At this time we’re told no sizes have been assigned to either of the tranches of notes, giving USAA plenty of room to choose how much reinsurance coverage to receive from its latest cat bond based on the appetites of cat bond investors.
We understand that a Class 12 tranche of notes are the riskier layer of this cat bond, attaching at $2.075 billion of losses and with an initial expected loss of 3.61%. These notes are offered to investors with price guidance ranging from 7.75% to 8.5%.
The second tranche, a Class 13 set of notes, attaching at $2.675 billion of losses to the sponsor and so are less risky with an initial expected loss of 0.98%. These are offered with price guidance in a range from 4% to 4.5%, we’re told.

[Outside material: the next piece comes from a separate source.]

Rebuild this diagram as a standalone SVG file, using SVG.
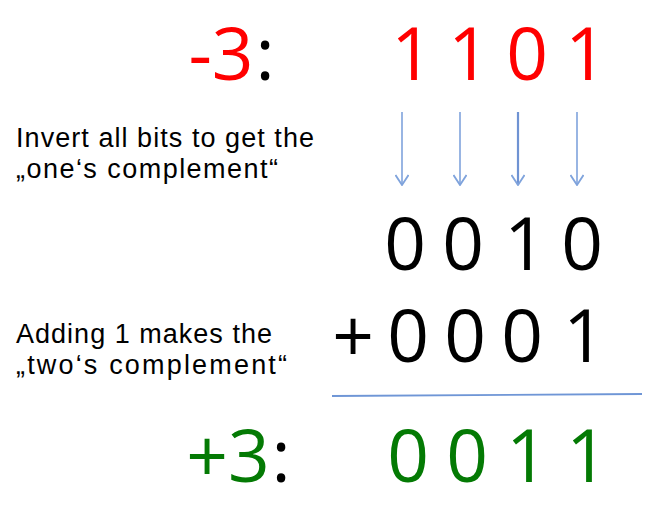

This second tranche is actually a little higher risk than a Class 13 tranche of notes from one of USAA’s 2018 catastrophe bond deals which was priced with a coupon of 3.25%.
So the indicative guide pricing of this latest cat bond from the insurer looks like it may seek to compensate investors for some of the losses they have taken in recent years and reflect slightly higher risk-adjusted pricing.
The Class 12 tranche of notes have now been sized at $60 million, we understand. This is the riskier layer in the transaction, with an initial expected loss of 3.61%. These notes were offered to investors with initial price guidance ranging from 7.75% to 8.5% and we’re told pricing looks set to settle at 8.25%, so just below the upper-end.
The second tranche, a Class 13 set of notes, has now been sized at $75 million. This tranche is lower risk, with an initial expected loss of 0.98%. These were offered to investors with initial price guidance in a range from 4% to 4.5% and we’re now told the pricing looks likely to end up at the top-end, of 4.5%.